White-Hammond gave her address after the Rev. Dr. Robert Allan Hill, dean of Marsh Chapel, greeted the congregation. Opening prayers and lessons were offered by Father Paul Helfrich, University chaplain for Catholic Services, Provost David Campbell, and President Robert A. Brown, who read from the Gospel of Matthew: “Let your light shine before others, so that they may see your good works.”
Hill then introduced White-Hammond, co-pastor of the Bethel African Methodist Episcopal Church in Boston’s Jamaica Plain neighborhood. White-Hammond, who would soon receive an honorary Doctor of Humane Letters in the afternoon Commencement ceremony, is the founder of Do the Write Thing, a creative writing ministry and mentoring initiative for high-risk black adolescent females. She also is cofounder, along with Rabbi Elaine Zecher of Temple Israel Boston, of the Red Tent Group, which brings together Christian and Jewish women for Torah and Bible study.
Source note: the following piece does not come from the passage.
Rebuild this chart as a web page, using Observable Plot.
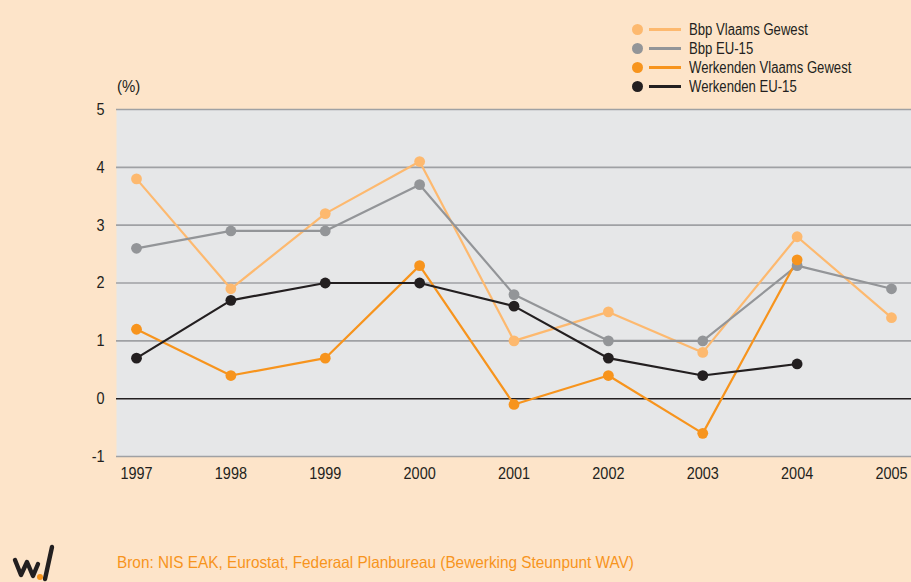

In 2001, White-Hammond made the first of many trips to Sudan, becoming a tireless advocate for civilians in the war-torn country. In 2002, she cofounded My Sister’s Keeper, a nonprofit that helps bring HIV/AIDS care, girls’ schools, and grain-grinding mills to Sudanese villages.
“With all this before her,” Hill said, “it’s a marvel and a miracle that she had time to come and be here with us today.”
White-Hammond kept the mood light, thanking “the mighty, matchless Class of 2009” for inviting her to speak. After touching on the “oh my goodness” reality that a dismal economy might force some graduates back to their parents’ homes after so many years of preparation for independence, she quoted the Book of Hebrews:
“Do not throw away your confidence; it will be richly rewarded,” she said. “You need to persevere so that when you have done the will of God, you will receive what he has promised.”
White-Hammond then summed up the lesson. “Just do it,” she counseled. “Step up with courage. Step out with faith. And step forward with determination.”
She recalled her first trips to Sudan and her “overwhelming sense of inadequacy” as she prepared to “confront the profound crisis.” After a night of prayer, she said, “God told me I was in the place I needed to be,” and that many others had come before her and persisted in the face of adversity to enable her to be in this position to help.
“We don’t come from people who became overwhelmed and shrank back in dire circumstances,” she told her audience. “You go, Class of 2009!”
She concluded with a bit of tough-love encouragement:
“Clip the ‘ifs,’ can the ‘ands,’ kick all of the ‘buts,’ and just do it.”